A man in sorrow is in general far nearer God than a man in joy, Gladness may make a man forget his thanksgiving; misery drives him to his prayers. For we ARE not yet, we are only BECOMING. The endless day will at length dawn whose every throbbing moment will heave our hearts Godward; we shall scarce need to lift them up: now, there are two doorkeepers to the house of prayer, and Sorrow is more on the alert to open than her grandson Joy.
-George MacDonald, Sermon: Sorrow, The Pledge of Joy
Prayer is a difficult discipline for me. Since nearly every treatise, sermon, what have you on prayer typically begins with a long disclaimer stating how much the author sucks at praying, I believe I’m in numerous company.

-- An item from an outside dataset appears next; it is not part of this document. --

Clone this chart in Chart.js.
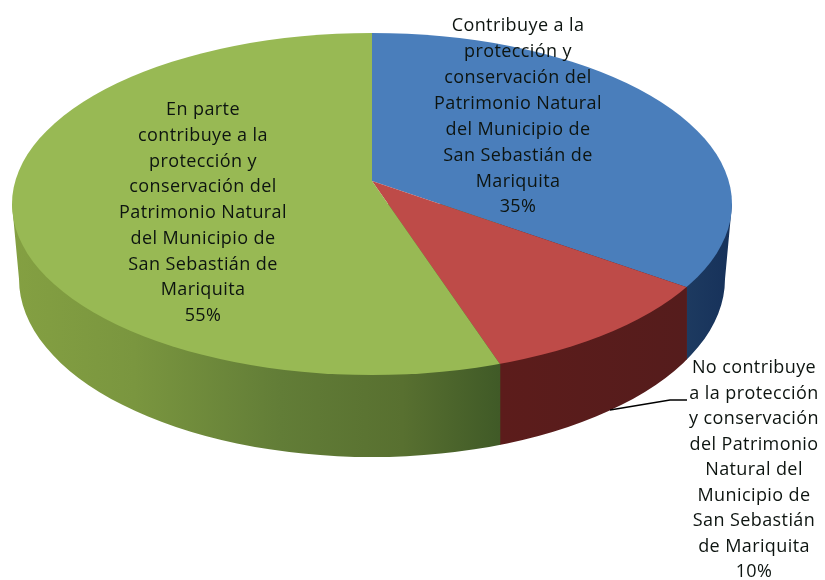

An odd thing happened a couple weeks back though. I came down with a rather nasty flu and had a high fever for about two days. I only get sick about once a year and I don’t typially handle it well, as my wife will attest to. This time though, while moaning in agony on the couch, I found myself frequently turning to God. And not just asking that my sickness would go away. In fact, there was very little of that. I thanked and petitioned him for many things, hours on end. I can’t remember when the last time THAT was.
Now, MacDonald goes on to explain that the primary source of sorrow is the death of loved ones but I can’t help but think what I just described is related.